Find the lines with "this" in them and copy them out.
* begin SUPPLIED DATA *
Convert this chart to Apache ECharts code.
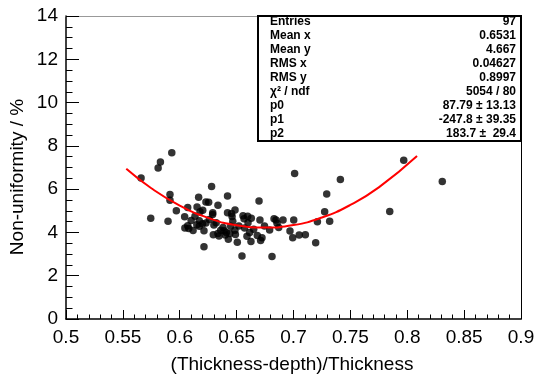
<!DOCTYPE html>
<html>
<head>
<meta charset="utf-8">
<script src="https://cdn.jsdelivr.net/npm/echarts@6/dist/echarts.min.js"></script>
<style>html,body{margin:0;padding:0;background:#fff}#c{width:537px;height:381px}</style>
</head>
<body>
<div id="c"></div>
<script>
// measured points (x = (Thickness-depth)/Thickness, y = non-uniformity %)
var pointsX = [0.566,0.5745,0.581,0.583,0.593,0.5897,0.5914,0.5914,0.597,0.6043,0.607,0.607,0.6079,0.6117,0.6134,0.6152,0.6166,0.6172,0.6172,0.6178,0.6202,0.6213,0.6213,0.623,0.6254,0.623,0.628,0.629,0.6295,0.63,0.6336,0.6345,0.638,0.639,0.64,0.642,0.642,0.6427,0.6448,0.646,0.6466,0.6486,0.6489,0.6506,0.6547,0.6556,0.6565,0.6591,0.6597,0.6626,0.6629,0.665,0.6682,0.6697,0.6705,0.6711,0.6723,0.679,0.6811,0.6829,0.6846,0.6855,0.687,0.6908,0.6969,0.6993,0.7002,0.701,0.705,0.7104,0.7195,0.721,0.7274,0.7292,0.7318,0.7412,0.7846,0.7969,0.8308,0.626,0.632,0.636,0.641,0.6456,0.6289,0.652,0.657,0.620,0.615,0.644,0.660,0.610,0.6045,0.6335,0.6485,0.6615,0.6745];
var pointsY = [6.52,4.65,6.98,7.25,7.68,4.52,5.75,5.49,5.0,4.72,5.15,4.31,4.18,4.09,4.75,5.17,5.63,4.54,4.29,4.95,5.02,3.34,4.08,5.41,5.40,4.44,6.12,4.91,3.89,4.34,5.26,3.84,4.23,4.08,3.88,5.68,4.91,3.68,4.29,4.74,4.52,5.04,3.91,3.55,2.91,4.77,4.63,3.82,4.75,3.58,4.65,4.15,3.86,5.45,4.57,3.63,3.75,4.11,2.89,4.63,4.57,4.42,4.23,4.57,4.07,3.75,4.57,6.72,3.88,3.89,3.52,4.49,4.95,5.77,4.52,6.45,4.97,7.34,6.35,4.6,4.45,4.1,4.0,4.88,4.83,4.3,4.2,4.4,4.35,3.95,4.45,4.55,4.2,3.95,4.1,4.0,4.3];
// fitted pol2 curve
var fitX = [0.553,0.575,0.6,0.625,0.65,0.675,0.7,0.725,0.75,0.775,0.8086];
var fitY = [6.94,6.04,5.24,4.67,4.33,4.23,4.34,4.69,5.27,6.08,7.53];
// tick settings
var xTicks = {min:0.5, max:0.9, interval:0.05};
var yTicks = {min:0, max:14, interval:2};
// titles
var xTitle = '(Thickness-depth)/Thickness';
var yTitle = 'Non-uniformity / %';
// stats box
var statLabels = ["Entries","Mean x","Mean y","RMS x","RMS y","\u03c7\u00b2 / ndf","p0","p1","p2"];
var statValues = ["97","0.6531","4.667","0.04627","0.8997","5054 / 80","87.79 \u00b1 13.13","-247.8 \u00b1 39.35","183.7 \u00b1  29.4"];

var pts = pointsX.map(function(x,i){return [x,pointsY[i]];});
var fit = fitX.map(function(x,i){return [x,fitY[i]];});
var FONT = 'Liberation Sans, Arial, Helvetica, sans-serif';

var L=66, R=521, T=16, B=319;
var boxL=258, boxT=16, boxR=521, boxB=141;
var g = [];
g.push({type:'rect', shape:{x:boxL,y:boxT,width:boxR-boxL,height:boxB-boxT}, style:{fill:'#fff',stroke:'#000',lineWidth:2}, z:100});
var rowTop = 22, rowStep = 14;
statLabels.forEach(function(s,i){
  g.push({type:'text', x:270, y:rowTop+i*rowStep, z:101, style:{text:s, font:'bold 12px '+FONT, fill:'#000', textVerticalAlign:'middle', textAlign:'left'}});
  g.push({type:'text', x:516, y:rowTop+i*rowStep, z:101, style:{text:statValues[i], font:'bold 12px '+FONT, fill:'#000', textVerticalAlign:'middle', textAlign:'right'}});
});
g.push({type:'text', x:18, y:177, rotation:Math.PI/2, z:101, style:{text:yTitle, font:'19px '+FONT, fill:'#000', textAlign:'center', textVerticalAlign:'middle'}});
g.push({type:'text', x:292, y:365, z:101, style:{text:xTitle, font:'19px '+FONT, fill:'#000', textAlign:'center', textVerticalAlign:'middle'}});

var chart = echarts.init(document.getElementById('c'), null, {renderer:'canvas'});
chart.setOption({
  animation:false,
  backgroundColor:'#fff',
  grid:{left:L, right:537-R, top:T, bottom:381-B, containLabel:false, outerBoundsMode:'none'},
  xAxis:[{
    type:'value', min:xTicks.min, max:xTicks.max, interval:xTicks.interval,
    axisLine:{show:true, onZero:false, lineStyle:{color:'#000', width:1.5}},
    axisTick:{show:true, inside:true, length:9, lineStyle:{color:'#000'}},
    minorTick:{show:true, splitNumber:5, length:4.5, lineStyle:{color:'#000'}},
    axisLabel:{fontFamily:FONT, fontSize:19, color:'#000', margin:9, formatter:function(v){return String(+v.toFixed(2));}},
    splitLine:{show:false}
  },{
    type:'value', position:'top', min:xTicks.min, max:xTicks.max,
    axisLine:{show:true, onZero:false, lineStyle:{color:'#999', width:1}},
    axisTick:{show:false}, axisLabel:{show:false}, splitLine:{show:false}
  }],
  yAxis:[{
    type:'value', min:yTicks.min, max:yTicks.max, interval:yTicks.interval,
    axisLine:{show:true, onZero:false, lineStyle:{color:'#000', width:1.5}},
    axisTick:{show:true, inside:true, length:13, lineStyle:{color:'#000'}},
    minorTick:{show:true, splitNumber:4, length:6.5, lineStyle:{color:'#000'}},
    axisLabel:{fontFamily:FONT, fontSize:19, color:'#000', margin:8},
    splitLine:{show:false}
  },{
    type:'value', position:'right', min:yTicks.min, max:yTicks.max,
    axisLine:{show:true, onZero:false, lineStyle:{color:'#000', width:1}},
    axisTick:{show:false}, axisLabel:{show:false}, splitLine:{show:false}
  }],
  series:[{
    type:'scatter', data:pts, symbol:'circle', symbolSize:7.5,
    itemStyle:{color:'#000'}, z:2
  },{
    type:'line', data:fit, smooth:true, showSymbol:false, symbol:'none',
    lineStyle:{color:'#ff0000', width:2}, z:3
  }],
  graphic:g
});
</script>
</body>
</html>
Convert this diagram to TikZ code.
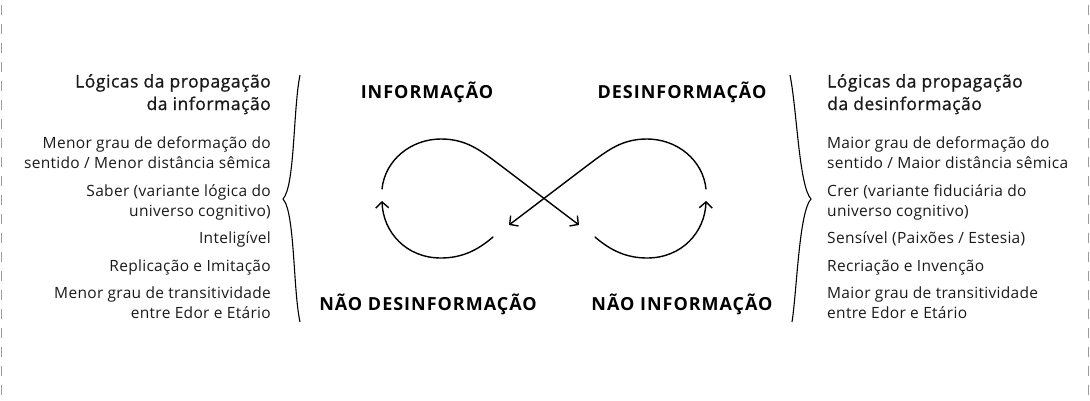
\documentclass[tikz,border=0pt]{standalone}
\usepackage{fontspec}
\setmainfont{Open Sans}
\newfontfamily\titlefont{Open Sans}[FakeBold=1,LetterSpace=3]
\newfontfamily\bodyfont{Open Sans}[LetterSpace=2]
\newfontfamily\headfont{Open Sans}[LetterSpace=5.5]
\usetikzlibrary{arrows.meta}
\definecolor{txt}{HTML}{1A1A1A}
\definecolor{dashgray}{HTML}{9A9A9A}
\begin{document}
\begin{tikzpicture}[x=1pt,y=-1pt,
  body/.style={font=\bodyfont\fontsize{15.5}{20}\selectfont, text=txt, inner sep=0pt},
  ttl/.style={font=\titlefont\fontsize{17.5}{24}\selectfont, text=txt, inner sep=0pt},
  head/.style={font=\headfont\bfseries\fontsize{18}{20}\selectfont, text=black, inner sep=0pt, anchor=base},
  loop/.style={line width=1.4pt, line cap=round},
  tip/.style={-{Straight Barb[length=6pt,width=13pt,line width=1.4pt]}},
  brace/.style={line width=1.1pt},
  border/.style={dashgray, line width=0.8pt, dash pattern=on 10pt off 9pt}
]
\useasboundingbox (0,0) rectangle (1090,400);
% dashed side borders
\coordinate (bl1) at (1.5,5); \coordinate (bl2) at (1.5,400);
\coordinate (br1) at (1088.5,5); \coordinate (br2) at (1088.5,400);
\draw[border] (bl1) -- (bl2);
\draw[border] (br1) -- (br2);

% left texts
\node[ttl, anchor=base east] (lt1) at (271,87.5) {Lógicas da propagação};
\node[ttl, anchor=base east] (lt2) at (271,110) {da informação};
\node[body, anchor=base east] (l1a) at (271,148) {Menor grau de deformação do};
\node[body, anchor=base east] (l1b) at (271,168) {sentido / Menor distância sêmica};
\node[body, anchor=base east] (l2a) at (271,196) {Saber (variante lógica do};
\node[body, anchor=base east] (l2b) at (271,216) {universo cognitivo)};
\node[body, anchor=base east] (l3) at (271,243) {Inteligível};
\node[body, anchor=base east] (l4) at (271,271) {Replicação e Imitação};
\node[body, anchor=base east] (l5a) at (271,298) {Menor grau de transitividade};
\node[body, anchor=base east] (l5b) at (271,318) {entre Edor e Etário};

% right texts
\node[ttl, anchor=base west] (rt1) at (827,87.5) {Lógicas da propagação};
\node[ttl, anchor=base west] (rt2) at (827,110) {da desinformação};
\node[body, anchor=base west] (r1a) at (827,148) {Maior grau de deformação do};
\node[body, anchor=base west] (r1b) at (827,168) {sentido / Maior distância sêmica};
\node[body, anchor=base west] (r2a) at (827,196) {Crer (variante fiduciária do};
\node[body, anchor=base west] (r2b) at (827,216) {universo cognitivo)};
\node[body, anchor=base west] (r3) at (827,243) {Sensível (Paixões / Estesia)};
\node[body, anchor=base west] (r4) at (827,271) {Recriação e Invenção};
\node[body, anchor=base west] (r5a) at (827,298) {Maior grau de transitividade};
\node[body, anchor=base west] (r5b) at (827,318) {entre Edor e Etário};

% braces
\coordinate (lbt) at (300,75); \coordinate (lbm) at (283,199); \coordinate (lbb) at (300,322);
\draw[brace] (lbt) .. controls (293,110) and (295,186) .. (lbm)
             .. controls (295,212) and (293,290) .. (lbb);
\coordinate (rbt) at (790,75); \coordinate (rbm) at (811,199); \coordinate (rbb) at (792,322);
\draw[brace] (rbt) .. controls (797,110) and (799,186) .. (rbm)
             .. controls (799,212) and (797,290) .. (rbb);

% headings
\node[head] (hinf) at (427,98) {INFORMAÇÃO};
\node[head] (hdes) at (682,98) {DESINFORMAÇÃO};
\node[head] (hnd) at (428,310) {NÃO DESINFORMAÇÃO};
\node[head] (hni) at (682,310) {NÃO INFORMAÇÃO};

% infinity loop
\coordinate (a1) at (382,189);  \coordinate (atop) at (441,139); \coordinate (a2) at (579,225);
\coordinate (b1) at (493,237);  \coordinate (bbot) at (441,258); \coordinate (b2) at (382,201);
\coordinate (c1) at (706,189);  \coordinate (ctop) at (647,139); \coordinate (c2) at (509,225);
\coordinate (d1) at (595,237);  \coordinate (dbot) at (647,258); \coordinate (d2) at (706,201);

\draw[loop, tip] (a1) .. controls (385,160) and (411,139) .. (atop)
  .. controls (466,139) and (480,150) .. (500,165) -- (a2);
\draw[loop, tip] (b1) .. controls (478,250) and (462,258) .. (bbot)
  .. controls (406,258) and (383,232) .. (b2);
\draw[loop, tip] (c1) .. controls (703,160) and (677,139) .. (ctop)
  .. controls (622,139) and (608,150) .. (588,165) -- (c2);
\draw[loop, tip] (d1) .. controls (610,250) and (626,258) .. (dbot)
  .. controls (682,258) and (705,232) .. (d2);
\end{tikzpicture}
\end{document}
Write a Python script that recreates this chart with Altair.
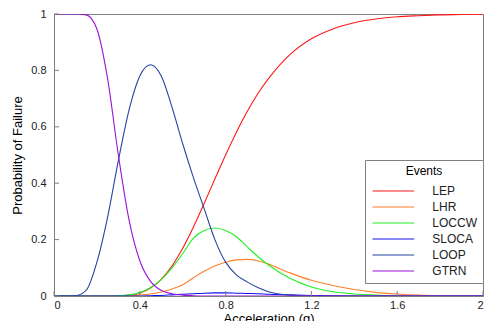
import altair as alt
import pandas as pd

accel = [0, 0.05, 0.1, 0.15, 0.2, 0.25, 0.3, 0.35, 0.4, 0.45, 0.5, 0.55, 0.6, 0.65, 0.7,
         0.75, 0.8, 0.85, 0.9, 0.95, 1.0, 1.1, 1.2, 1.3, 1.4, 1.5, 1.6, 1.7, 1.8, 1.9, 2.0]

lep = [0, 0, 0, 0, 0, 0.0001, 0.0005, 0.003, 0.010, 0.028, 0.059, 0.106, 0.169, 0.245, 0.328,
       0.415, 0.500, 0.580, 0.653, 0.717, 0.771, 0.856, 0.912, 0.947, 0.969, 0.982, 0.990,
       0.994, 0.997, 0.998, 0.999]
lhr = [0, 0, 0, 0, 0, 0, 0, 0.001, 0.003, 0.007, 0.014, 0.025, 0.040, 0.065, 0.088,
       0.106, 0.120, 0.128, 0.130, 0.125, 0.113, 0.082, 0.056, 0.037, 0.023, 0.013, 0.007,
       0.003, 0.001, 0, 0]
loccw = [0, 0, 0, 0, 0, 0, 0.001, 0.004, 0.012, 0.030, 0.058, 0.100, 0.150, 0.205, 0.232,
         0.241, 0.232, 0.210, 0.175, 0.140, 0.110, 0.063, 0.032, 0.015, 0.007, 0.003, 0.001,
         0, 0, 0, 0]
sloca = [0, 0, 0, 0, 0, 0, 0, 0, 0, 0.001, 0.002, 0.004, 0.006, 0.008, 0.010,
         0.011, 0.011, 0.010, 0.009, 0.008, 0.006, 0.004, 0.002, 0.001, 0, 0, 0,
         0, 0, 0, 0]
loop = [0, 0, 0.001, 0.02, 0.12, 0.28, 0.48, 0.66, 0.78, 0.82, 0.78, 0.67, 0.54, 0.42, 0.31,
        0.20, 0.12, 0.075, 0.05, 0.03, 0.015, 0.003, 0, 0, 0, 0, 0,
        0, 0, 0, 0]
gtrn = [1, 1, 1, 0.997, 0.947, 0.77, 0.50, 0.269, 0.125, 0.052, 0.020, 0.008, 0.003, 0.001, 0,
        0, 0, 0, 0, 0, 0, 0, 0, 0, 0, 0, 0,
        0, 0, 0, 0]

events = ["LEP", "LHR", "LOCCW", "SLOCA", "LOOP", "GTRN"]
colors = ["#FF1A1A", "#FF7F2A", "#22EE22", "#1010F0", "#2545A0", "#9A14D6"]
series = [lep, lhr, loccw, sloca, loop, gtrn]

xticks = [0, 0.4, 0.8, 1.2, 1.6, 2]
yticks = [0, 0.2, 0.4, 0.6, 0.8, 1]

rows = []
for name, vals in zip(events, series):
    for a, v in zip(accel, vals):
        rows.append({"accel": a, "prob": v, "event": name})
df = pd.DataFrame(rows)

FONT = "Liberation Sans"
GRAY = "#808080"
W, H = 429, 282

xscale = alt.Scale(domain=[0, 2], nice=False, zero=False)
yscale = alt.Scale(domain=[0, 1], nice=False)
xaxis = alt.Axis(values=xticks, format="~g", title="Acceleration (g)",
                 tickSize=0, labelPadding=3, titlePadding=2, grid=False)
yaxis = alt.Axis(values=yticks, format="~g", title="Probability of Failure",
                 tickSize=0, labelPadding=8, titlePadding=6, grid=False)

lines = alt.Chart(df).mark_line(strokeWidth=1.1, interpolate="monotone", clip=True).encode(
    x=alt.X("accel:Q", scale=xscale, axis=xaxis),
    y=alt.Y("prob:Q", scale=yscale, axis=yaxis),
    color=alt.Color("event:N", sort=events,
                    scale=alt.Scale(domain=events, range=colors),
                    legend=alt.Legend(title="Events", orient="none", legendX=311, legendY=146,
                                      symbolType="M-2.6,0H2.6", symbolSize=256,
                                      symbolStrokeWidth=1.2, symbolOffset=13.3,
                                      labelOffset=30, rowPadding=1,
                                      titleAnchor="middle", titlePadding=4, padding=6,
                                      strokeColor=GRAY, fillColor="white")),
)

xt = alt.Chart(pd.DataFrame({"accel": xticks})).mark_rule(color=GRAY, strokeWidth=1).encode(
    x=alt.X("accel:Q", scale=xscale, axis=xaxis),
    y=alt.value(H), y2=alt.value(H - 5))
yt = alt.Chart(pd.DataFrame({"prob": yticks})).mark_rule(color=GRAY, strokeWidth=1).encode(
    y=alt.Y("prob:Q", scale=yscale, axis=yaxis),
    x=alt.value(0), x2=alt.value(5))

chart = alt.layer(lines, xt, yt).properties(
    width=W, height=H,
    autosize=alt.AutoSizeParams(type="none"),
    padding={"left": 46, "top": 6, "right": 1, "bottom": 25},
).configure_view(stroke=GRAY, strokeWidth=1).configure_axis(
    domainColor=GRAY, labelFont=FONT, titleFont=FONT, labelFontSize=11, titleFontSize=13,
    labelColor="#222222", titleColor="#000000", titleFontWeight="normal",
).configure_legend(
    labelFont=FONT, titleFont=FONT, labelFontSize=12, titleFontSize=12,
    titleFontWeight="normal", labelColor="#222222", titleColor="#000000",
)

chart.save("out.html", embed_options={"renderer": "svg", "actions": False})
* end SUPPLIED DATA *
RESULT BELOW:
Convert this chart to Apache ECharts code.
Convert this diagram to TikZ code.
Write a Python script that recreates this chart with Altair.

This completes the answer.